Aim of the task - Repeat only what lies from the line with "Convert this chart to React, TypeScript" to the line with "const xTicks = [0, 50, 100, 150];", those two lines included, exactly as it stands; omit any images.

Material -
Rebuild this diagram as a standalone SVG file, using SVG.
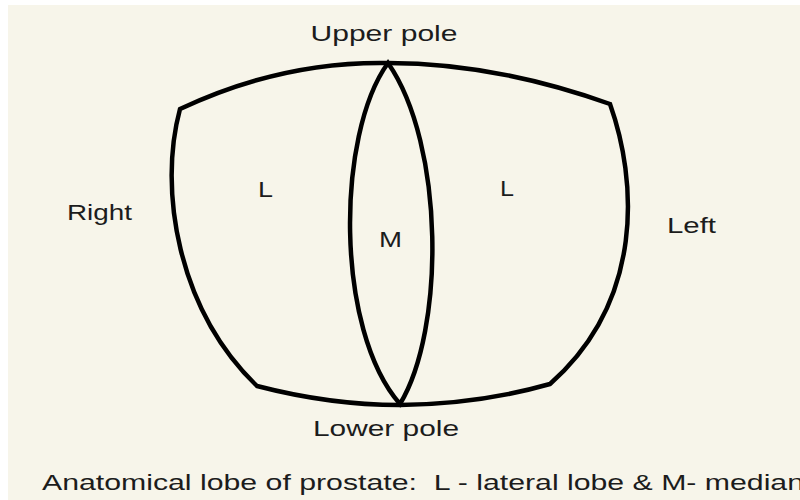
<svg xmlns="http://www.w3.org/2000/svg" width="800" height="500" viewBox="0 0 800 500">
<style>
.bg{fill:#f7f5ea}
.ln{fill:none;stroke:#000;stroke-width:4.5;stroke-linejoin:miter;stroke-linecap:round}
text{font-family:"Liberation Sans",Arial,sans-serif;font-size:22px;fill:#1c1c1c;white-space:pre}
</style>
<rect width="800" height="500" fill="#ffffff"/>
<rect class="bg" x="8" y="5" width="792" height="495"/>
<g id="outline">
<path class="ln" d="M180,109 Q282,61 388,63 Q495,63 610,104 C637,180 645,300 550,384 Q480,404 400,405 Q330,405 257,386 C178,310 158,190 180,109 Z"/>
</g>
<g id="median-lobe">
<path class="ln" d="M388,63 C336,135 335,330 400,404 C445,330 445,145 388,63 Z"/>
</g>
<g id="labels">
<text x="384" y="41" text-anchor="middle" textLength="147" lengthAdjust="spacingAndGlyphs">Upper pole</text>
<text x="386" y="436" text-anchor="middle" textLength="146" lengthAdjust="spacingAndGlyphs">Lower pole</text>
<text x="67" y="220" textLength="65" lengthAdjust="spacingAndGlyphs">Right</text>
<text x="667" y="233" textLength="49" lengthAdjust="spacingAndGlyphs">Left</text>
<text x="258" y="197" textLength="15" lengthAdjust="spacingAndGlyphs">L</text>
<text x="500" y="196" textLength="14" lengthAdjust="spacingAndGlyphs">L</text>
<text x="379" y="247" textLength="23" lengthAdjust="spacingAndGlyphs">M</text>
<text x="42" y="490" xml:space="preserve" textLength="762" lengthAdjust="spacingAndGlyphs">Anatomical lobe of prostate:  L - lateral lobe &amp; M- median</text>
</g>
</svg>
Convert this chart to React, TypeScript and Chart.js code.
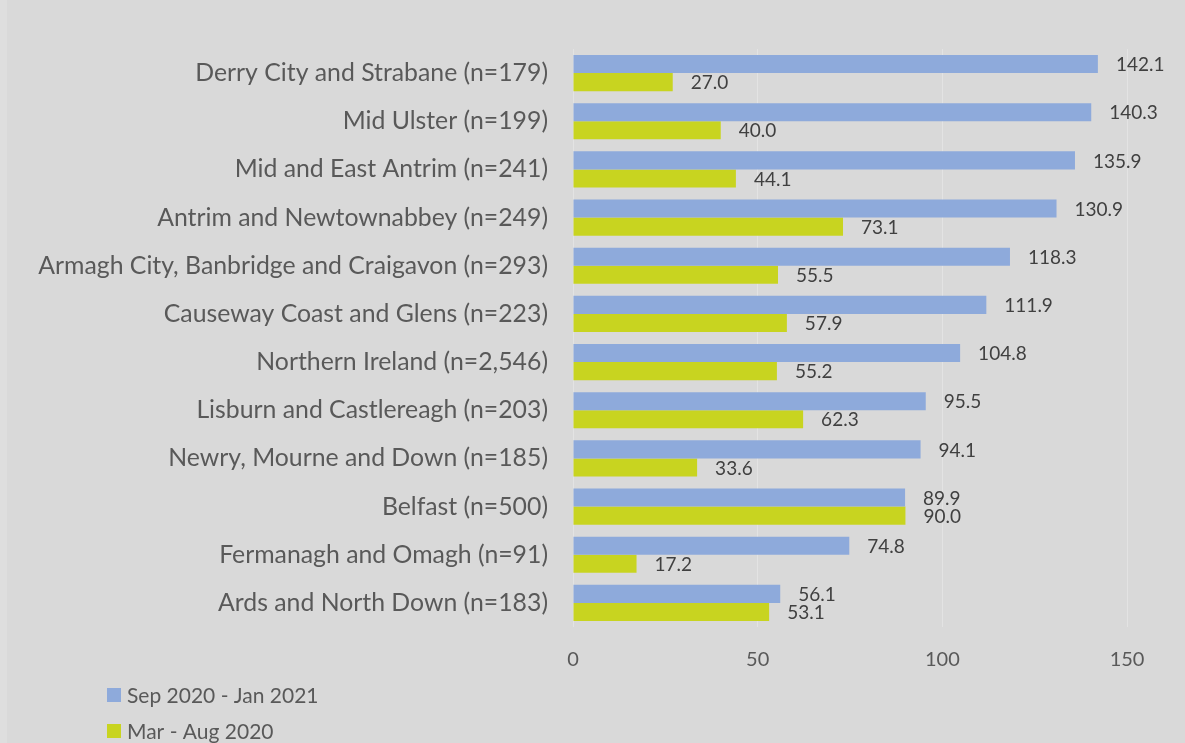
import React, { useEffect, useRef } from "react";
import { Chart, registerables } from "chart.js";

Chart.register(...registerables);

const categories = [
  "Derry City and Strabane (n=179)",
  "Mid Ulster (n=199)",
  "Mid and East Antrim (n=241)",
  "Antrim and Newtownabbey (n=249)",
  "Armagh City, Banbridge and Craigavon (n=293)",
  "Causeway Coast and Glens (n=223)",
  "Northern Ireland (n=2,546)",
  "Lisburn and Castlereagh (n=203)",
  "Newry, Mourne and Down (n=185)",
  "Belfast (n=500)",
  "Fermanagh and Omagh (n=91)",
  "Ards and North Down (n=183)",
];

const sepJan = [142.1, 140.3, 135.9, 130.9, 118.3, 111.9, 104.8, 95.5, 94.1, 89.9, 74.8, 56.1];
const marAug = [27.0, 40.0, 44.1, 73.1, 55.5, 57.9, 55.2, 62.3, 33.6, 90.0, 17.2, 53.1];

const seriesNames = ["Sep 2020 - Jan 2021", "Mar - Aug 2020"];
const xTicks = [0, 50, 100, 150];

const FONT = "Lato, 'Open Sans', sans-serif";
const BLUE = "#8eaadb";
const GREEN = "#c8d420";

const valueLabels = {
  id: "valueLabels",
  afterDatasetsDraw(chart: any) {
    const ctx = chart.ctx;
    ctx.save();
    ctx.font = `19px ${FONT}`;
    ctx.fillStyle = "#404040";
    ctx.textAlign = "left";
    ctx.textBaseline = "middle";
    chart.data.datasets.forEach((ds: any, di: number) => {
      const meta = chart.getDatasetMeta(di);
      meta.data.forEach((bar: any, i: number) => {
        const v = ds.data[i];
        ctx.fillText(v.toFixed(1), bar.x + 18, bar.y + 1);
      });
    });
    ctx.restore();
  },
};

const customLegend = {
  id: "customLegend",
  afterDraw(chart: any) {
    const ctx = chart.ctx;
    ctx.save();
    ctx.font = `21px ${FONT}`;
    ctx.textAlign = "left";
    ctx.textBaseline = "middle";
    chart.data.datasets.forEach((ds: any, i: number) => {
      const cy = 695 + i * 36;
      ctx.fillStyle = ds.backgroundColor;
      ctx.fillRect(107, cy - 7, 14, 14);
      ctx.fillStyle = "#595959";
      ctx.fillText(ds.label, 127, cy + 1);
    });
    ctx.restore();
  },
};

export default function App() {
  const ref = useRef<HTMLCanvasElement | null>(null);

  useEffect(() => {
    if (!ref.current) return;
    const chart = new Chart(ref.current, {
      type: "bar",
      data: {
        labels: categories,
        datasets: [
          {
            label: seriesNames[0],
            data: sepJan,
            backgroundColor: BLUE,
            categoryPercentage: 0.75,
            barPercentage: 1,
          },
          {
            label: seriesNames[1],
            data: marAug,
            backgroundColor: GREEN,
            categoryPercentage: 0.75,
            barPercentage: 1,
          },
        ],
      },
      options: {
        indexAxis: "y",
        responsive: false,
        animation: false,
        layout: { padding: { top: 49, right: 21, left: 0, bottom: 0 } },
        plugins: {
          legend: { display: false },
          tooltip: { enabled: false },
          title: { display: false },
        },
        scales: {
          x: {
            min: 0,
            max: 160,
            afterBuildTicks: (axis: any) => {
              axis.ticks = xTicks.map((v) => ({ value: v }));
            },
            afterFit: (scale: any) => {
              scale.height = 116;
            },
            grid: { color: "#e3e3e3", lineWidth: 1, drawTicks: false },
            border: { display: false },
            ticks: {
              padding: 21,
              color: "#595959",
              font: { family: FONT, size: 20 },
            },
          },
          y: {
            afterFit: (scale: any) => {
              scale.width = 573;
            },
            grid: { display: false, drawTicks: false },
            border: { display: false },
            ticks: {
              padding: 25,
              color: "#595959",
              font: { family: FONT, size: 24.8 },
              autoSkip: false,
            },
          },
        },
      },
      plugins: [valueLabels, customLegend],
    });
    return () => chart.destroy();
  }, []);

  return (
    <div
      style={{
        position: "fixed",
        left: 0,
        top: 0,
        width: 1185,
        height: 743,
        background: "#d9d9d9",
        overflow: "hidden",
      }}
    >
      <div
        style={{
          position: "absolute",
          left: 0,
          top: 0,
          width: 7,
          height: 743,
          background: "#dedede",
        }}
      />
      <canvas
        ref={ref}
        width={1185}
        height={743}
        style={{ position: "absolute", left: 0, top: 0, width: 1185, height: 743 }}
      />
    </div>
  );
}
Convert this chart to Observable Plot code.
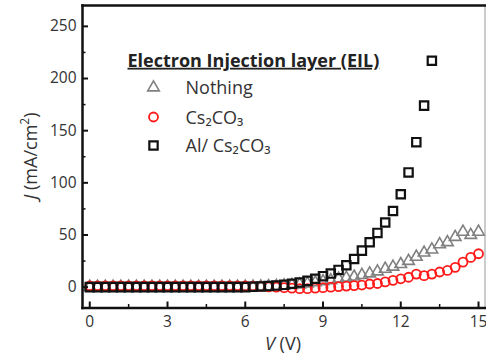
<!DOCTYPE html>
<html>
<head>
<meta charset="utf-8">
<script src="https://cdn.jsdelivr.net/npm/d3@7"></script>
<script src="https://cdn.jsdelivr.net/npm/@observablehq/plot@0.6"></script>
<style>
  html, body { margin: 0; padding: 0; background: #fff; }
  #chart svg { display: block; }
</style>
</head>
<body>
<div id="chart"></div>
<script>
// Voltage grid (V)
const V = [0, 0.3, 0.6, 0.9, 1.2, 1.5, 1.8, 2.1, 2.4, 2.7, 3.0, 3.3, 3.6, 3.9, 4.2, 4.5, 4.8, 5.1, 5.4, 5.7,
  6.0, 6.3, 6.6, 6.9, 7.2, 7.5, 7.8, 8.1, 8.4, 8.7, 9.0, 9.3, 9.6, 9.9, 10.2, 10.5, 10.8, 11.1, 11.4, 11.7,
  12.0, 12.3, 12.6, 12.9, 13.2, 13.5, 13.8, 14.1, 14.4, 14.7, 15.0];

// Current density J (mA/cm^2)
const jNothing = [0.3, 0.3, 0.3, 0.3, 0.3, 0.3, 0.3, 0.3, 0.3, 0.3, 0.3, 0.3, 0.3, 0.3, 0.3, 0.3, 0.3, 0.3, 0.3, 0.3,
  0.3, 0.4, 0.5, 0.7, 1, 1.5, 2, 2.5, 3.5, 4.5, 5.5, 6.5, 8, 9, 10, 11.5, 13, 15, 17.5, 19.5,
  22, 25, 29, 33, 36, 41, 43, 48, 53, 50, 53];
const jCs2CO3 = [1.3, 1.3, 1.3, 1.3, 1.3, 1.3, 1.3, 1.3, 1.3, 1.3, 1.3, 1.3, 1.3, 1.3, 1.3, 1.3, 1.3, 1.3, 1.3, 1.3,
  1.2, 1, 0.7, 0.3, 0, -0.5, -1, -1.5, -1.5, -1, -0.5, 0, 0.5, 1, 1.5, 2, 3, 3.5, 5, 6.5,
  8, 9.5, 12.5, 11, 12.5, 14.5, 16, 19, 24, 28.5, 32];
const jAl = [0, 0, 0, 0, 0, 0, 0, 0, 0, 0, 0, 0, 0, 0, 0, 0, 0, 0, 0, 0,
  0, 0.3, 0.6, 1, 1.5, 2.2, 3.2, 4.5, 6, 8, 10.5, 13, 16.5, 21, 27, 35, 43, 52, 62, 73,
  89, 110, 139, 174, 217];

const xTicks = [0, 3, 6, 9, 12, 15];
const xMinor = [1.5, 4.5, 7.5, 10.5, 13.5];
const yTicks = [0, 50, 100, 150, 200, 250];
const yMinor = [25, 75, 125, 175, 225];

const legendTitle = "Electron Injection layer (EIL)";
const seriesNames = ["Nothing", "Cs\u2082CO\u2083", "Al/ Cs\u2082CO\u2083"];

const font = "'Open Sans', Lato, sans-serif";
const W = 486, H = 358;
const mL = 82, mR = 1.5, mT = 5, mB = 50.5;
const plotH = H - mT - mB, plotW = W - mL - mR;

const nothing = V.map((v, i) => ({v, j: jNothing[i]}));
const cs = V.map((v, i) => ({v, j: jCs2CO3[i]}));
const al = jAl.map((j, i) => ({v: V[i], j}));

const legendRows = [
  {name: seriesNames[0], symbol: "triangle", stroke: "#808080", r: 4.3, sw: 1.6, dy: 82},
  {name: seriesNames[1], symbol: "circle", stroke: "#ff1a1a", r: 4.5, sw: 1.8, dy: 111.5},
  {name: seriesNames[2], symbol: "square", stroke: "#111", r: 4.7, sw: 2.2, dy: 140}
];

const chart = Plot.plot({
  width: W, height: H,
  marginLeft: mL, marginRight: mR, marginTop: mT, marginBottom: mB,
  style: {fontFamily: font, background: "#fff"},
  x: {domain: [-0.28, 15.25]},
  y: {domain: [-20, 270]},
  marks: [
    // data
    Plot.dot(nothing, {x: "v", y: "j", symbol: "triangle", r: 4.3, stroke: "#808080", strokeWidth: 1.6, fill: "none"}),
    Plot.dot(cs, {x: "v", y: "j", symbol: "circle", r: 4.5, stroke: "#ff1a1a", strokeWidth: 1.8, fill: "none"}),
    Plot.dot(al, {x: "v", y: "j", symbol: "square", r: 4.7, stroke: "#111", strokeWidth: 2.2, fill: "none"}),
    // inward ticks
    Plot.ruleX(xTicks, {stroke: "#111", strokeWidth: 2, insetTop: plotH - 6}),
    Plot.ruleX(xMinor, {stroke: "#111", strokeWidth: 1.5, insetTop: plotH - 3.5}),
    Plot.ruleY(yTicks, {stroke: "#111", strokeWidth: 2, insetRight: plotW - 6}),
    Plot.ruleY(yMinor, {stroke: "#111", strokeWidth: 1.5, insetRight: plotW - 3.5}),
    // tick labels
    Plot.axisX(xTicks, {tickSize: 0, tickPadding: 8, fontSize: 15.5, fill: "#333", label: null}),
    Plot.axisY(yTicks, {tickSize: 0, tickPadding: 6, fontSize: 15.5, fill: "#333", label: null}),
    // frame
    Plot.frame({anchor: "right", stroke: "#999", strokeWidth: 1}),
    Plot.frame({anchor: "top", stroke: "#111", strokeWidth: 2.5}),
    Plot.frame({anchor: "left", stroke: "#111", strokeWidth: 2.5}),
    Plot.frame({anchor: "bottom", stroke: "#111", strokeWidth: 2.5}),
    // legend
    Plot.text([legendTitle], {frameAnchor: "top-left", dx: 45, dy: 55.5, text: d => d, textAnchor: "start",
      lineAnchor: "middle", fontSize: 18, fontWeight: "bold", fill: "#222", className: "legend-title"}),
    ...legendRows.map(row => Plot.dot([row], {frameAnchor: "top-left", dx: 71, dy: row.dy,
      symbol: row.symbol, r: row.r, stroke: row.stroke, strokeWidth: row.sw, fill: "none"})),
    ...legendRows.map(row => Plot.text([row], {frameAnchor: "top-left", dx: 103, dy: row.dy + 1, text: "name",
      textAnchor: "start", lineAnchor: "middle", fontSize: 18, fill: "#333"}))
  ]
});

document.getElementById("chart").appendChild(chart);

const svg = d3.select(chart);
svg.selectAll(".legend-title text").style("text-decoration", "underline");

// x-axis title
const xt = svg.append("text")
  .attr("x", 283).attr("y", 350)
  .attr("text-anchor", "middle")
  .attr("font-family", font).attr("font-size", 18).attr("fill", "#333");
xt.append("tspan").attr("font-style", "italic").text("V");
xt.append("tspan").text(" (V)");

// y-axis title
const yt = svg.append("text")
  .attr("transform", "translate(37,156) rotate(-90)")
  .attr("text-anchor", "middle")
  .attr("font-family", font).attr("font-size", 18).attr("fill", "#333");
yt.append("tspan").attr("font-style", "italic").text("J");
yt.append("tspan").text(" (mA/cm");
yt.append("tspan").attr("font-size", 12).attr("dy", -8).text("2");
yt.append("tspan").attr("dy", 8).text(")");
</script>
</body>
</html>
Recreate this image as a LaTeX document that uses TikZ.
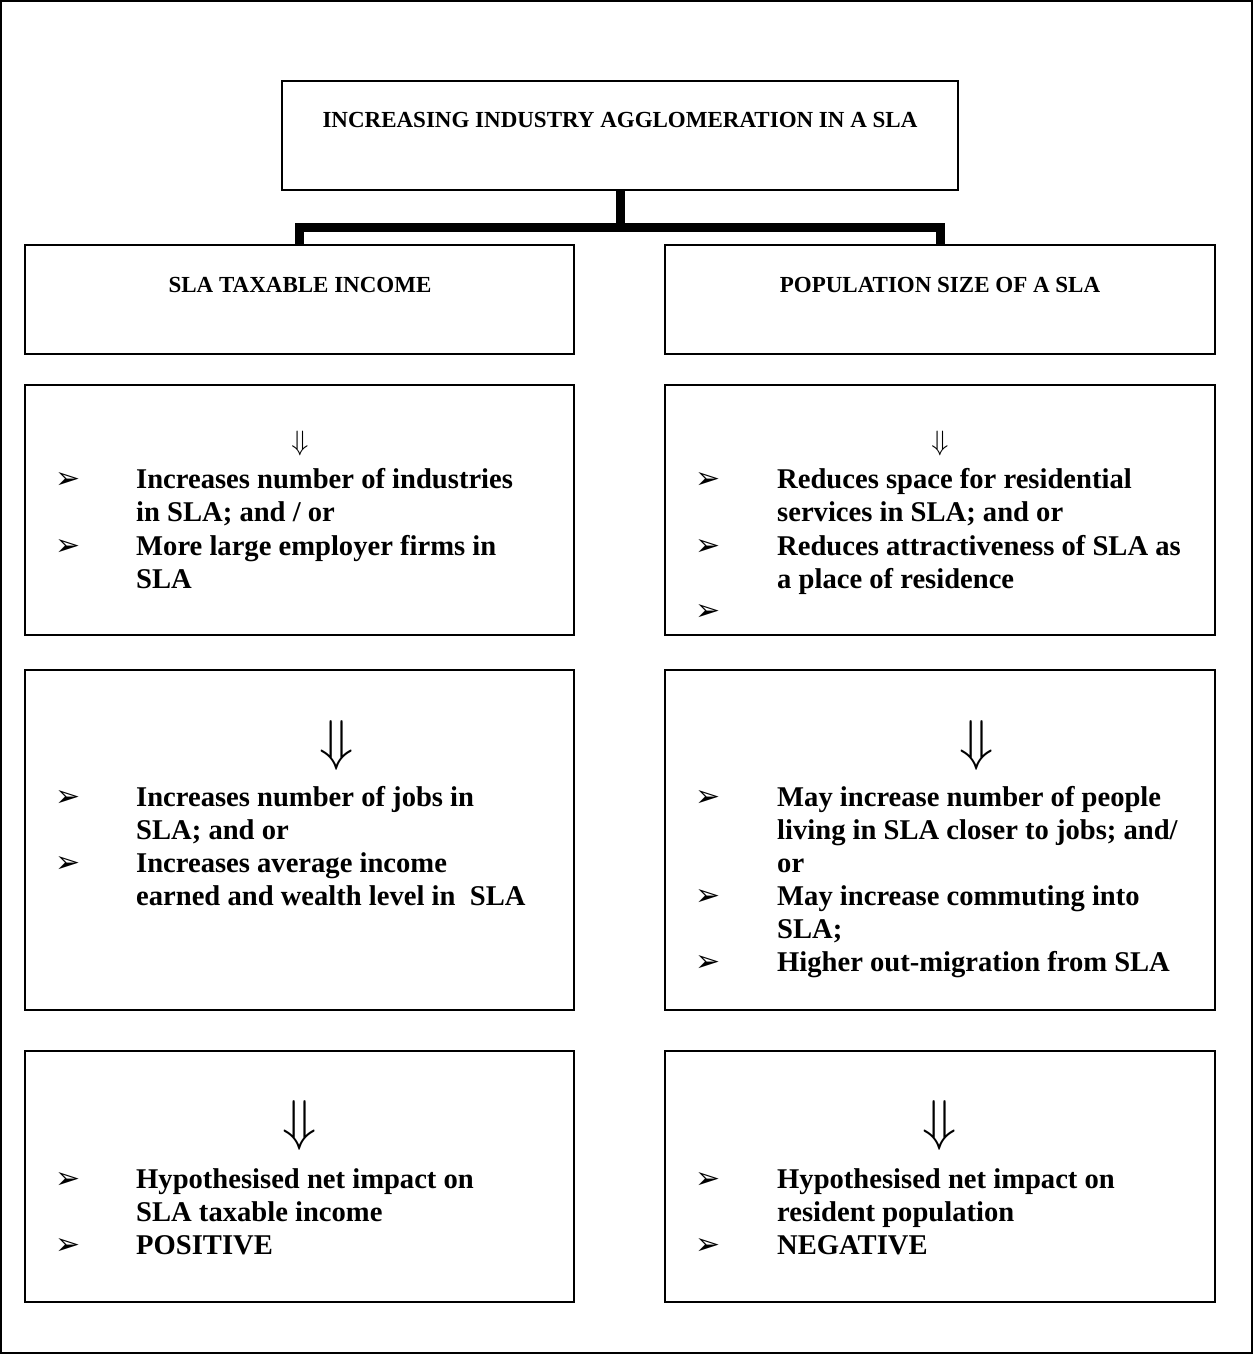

Written solution -
Convert this chart to React, TypeScript and Chart.js code.
import React, { useEffect, useRef } from "react";
import { Chart, registerables } from "chart.js";

Chart.register(...registerables);

const categories = [
  "Derry City and Strabane (n=179)",
  "Mid Ulster (n=199)",
  "Mid and East Antrim (n=241)",
  "Antrim and Newtownabbey (n=249)",
  "Armagh City, Banbridge and Craigavon (n=293)",
  "Causeway Coast and Glens (n=223)",
  "Northern Ireland (n=2,546)",
  "Lisburn and Castlereagh (n=203)",
  "Newry, Mourne and Down (n=185)",
  "Belfast (n=500)",
  "Fermanagh and Omagh (n=91)",
  "Ards and North Down (n=183)",
];

const sepJan = [142.1, 140.3, 135.9, 130.9, 118.3, 111.9, 104.8, 95.5, 94.1, 89.9, 74.8, 56.1];
const marAug = [27.0, 40.0, 44.1, 73.1, 55.5, 57.9, 55.2, 62.3, 33.6, 90.0, 17.2, 53.1];

const seriesNames = ["Sep 2020 - Jan 2021", "Mar - Aug 2020"];
const xTicks = [0, 50, 100, 150];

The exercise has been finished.